No, it would not be irresponsible of you to do whatever you think is best, since you are in the best position to judge your seahorses’ condition and assess your ability to administer treatments and provide them with care. I will certainly trust your judgment on whatever course of action you decide to pursue.
Yes, I know a needle aspiration is a tricky procedure under the best of circumstances, and much more so if you must perform its solo, without a helping hand to help you retract the plunger when all is ready. There’s really not much point in continuing your efforts to aspirate his pouch if Dr. Belli is unwilling or unable to do a laboratory analysis of the fluid you aspirated at this time, so you certainly may retire your needle and syringe and leave your Pinto be in peace if you feel that’s best.
The redness and inflammation of his tail, and the erosion on the tail of his tankmate, are symptoms of bacterial infections, which are unlikely to improve without treatment, so be sure to keep the affected seahorses isolated from the rest of your herd to present the problem from spreading.
If you want to leave them in peace and let nature take its course, lest your efforts to treat them only stress them out all the more and do more harm than good, that’s fine as long as you keep them isolated and don’t jeopardize the health of the rest of your seahorses. Keep feeding them Vibrance-enriched Mysis so they are ingesting beta-glucan to boost their immune systems, and lower the temperature on your hospital tank or treatment tank as much as possible. As you know, if you can reduce the water temperature sufficiently, bacterial infections will sometimes resolve themselves without any further treatment.
When the medicine arrives, you might also want to consider administering the ciprofloxacin orally to your Pinto and his tankmate. This can be accomplished easily by preparing a solution from the ciprofloxacin capsules or tablets and injecting it into feeder shrimp or even frozen Mysis, which can then be fed to the affected seahorses as usual. Antibiotics are often more effective when ingested, and this is a very stress-free way of administering the medication since you don’t have to handle the seahorses or otherwise cause them any distress. Let me know if you would like to try bioencapsulating the ciprofloxacin this way, and that will be happy to provide you with complete instructions on how to proceed.

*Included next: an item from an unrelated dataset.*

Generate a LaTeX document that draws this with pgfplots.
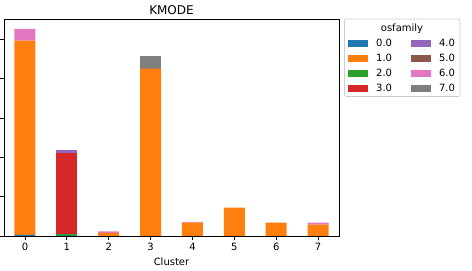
\documentclass[border=0pt]{standalone}
\usepackage{pgfplots}
\pgfplotsset{compat=1.18}
\usepackage{fontspec}
\setmainfont{DejaVu Sans}
\definecolor{c0}{HTML}{1F77B4}
\definecolor{c1}{HTML}{FF7F0E}
\definecolor{c2}{HTML}{2CA02C}
\definecolor{c3}{HTML}{D62728}
\definecolor{c4}{HTML}{9467BD}
\definecolor{c5}{HTML}{8C564B}
\definecolor{c6}{HTML}{E377C2}
\definecolor{c7}{HTML}{7F7F7F}
\begin{document}
\fontsize{10bp}{12bp}\selectfont
\begin{tikzpicture}
\path[use as bounding box] (-4bp,-35bp) rectangle (468bp,236bp);
\begin{axis}[
  at={(0,0)}, anchor=south west,
  scale only axis, width=335bp, height=217bp,
  ybar stacked, bar width=0.5,
  xmin=-0.5, xmax=7.5, ymin=0, ymax=5.52,
  xtick={0,...,7}, ytick={0,...,5}, yticklabels={},
  xtick pos=bottom, ytick pos=left,
  tick align=outside, major tick length=3.5bp,
  /pgf/number format/assume math mode=true,
  tick label style={font=\fontsize{10bp}{12bp}\selectfont},
  xlabel={Cluster},
  xlabel style={font=\fontsize{10bp}{12bp}\selectfont},
  title={KMODE},
  every axis title/.style={font=\fontsize{12bp}{14bp}\selectfont, at={(0.5,1)}, anchor=base, yshift=4bp, inner sep=0pt},
  axis line style={black, line width=0.8bp},
  every tick/.style={black, line width=0.8bp},
  legend columns=4, transpose legend,
  legend style={at={(1,1)}, anchor=north west, xshift=6bp, yshift=-15.5bp, draw=none, fill=none,
    font=\fontsize{10bp}{12bp}\selectfont, column sep=6bp, row sep=2.3bp,
    /tikz/every even column/.append style={column sep=17bp}},
  legend cell align=left,
  legend image code/.code={\fill[#1,draw=none] (0bp,-3.5bp) rectangle (20bp,3.5bp);},
]
\addplot[fill=c0, draw=none] coordinates {(0,0.03) (1,0.01) (2,0) (3,0) (4,0) (5,0) (6,0) (7,0)};
\addplot[fill=c1, draw=none] coordinates {(0,4.94) (1,0) (2,0.077) (3,4.26) (4,0.34) (5,0.72) (6,0.34) (7,0.29)};
\addplot[fill=c2, draw=none] coordinates {(0,0) (1,0.04) (2,0) (3,0) (4,0) (5,0) (6,0) (7,0)};
\addplot[fill=c3, draw=none] coordinates {(0,0) (1,2.07) (2,0) (3,0) (4,0) (5,0) (6,0) (7,0)};
\addplot[fill=c4, draw=none] coordinates {(0,0) (1,0.08) (2,0) (3,0) (4,0) (5,0) (6,0) (7,0)};
\addplot[fill=c5, draw=none] coordinates {(0,0) (1,0) (2,0) (3,0) (4,0) (5,0) (6,0) (7,0)};
\addplot[fill=c6, draw=none] coordinates {(0,0.30) (1,0) (2,0.04) (3,0) (4,0.02) (5,0) (6,0) (7,0.05)};
\addplot[fill=c7, draw=none] coordinates {(0,0) (1,0) (2,0) (3,0.31) (4,0) (5,0) (6,0) (7,0)};
\legend{0.0,1.0,2.0,3.0,4.0,5.0,6.0,7.0}
\end{axis}
\draw[rounded corners=2bp, draw=black!20, line width=0.8bp] (340.5bp,139.5bp) rectangle (456bp,217bp);
\node[font=\fontsize{10bp}{12bp}\selectfont] at (398bp,207bp) {osfamily};
\end{tikzpicture}
\end{document}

In the meantime, if you like, I would be happy to contact Dr. Martin Belli on your behalf to see if I can persuade him to do a laboratory analysis of any fluid you may aspirate from his pouch in the future (1/4 cc of material would be ample for such an analysis). If Marty agrees, I could also provide you with instructions explaining how to sedate the Pinto using clove oil for this procedure, which is quite safe and should make it easier for you to perform the needle aspiration on your own.
Best of luck with your Pinto in his tankmate, Helen!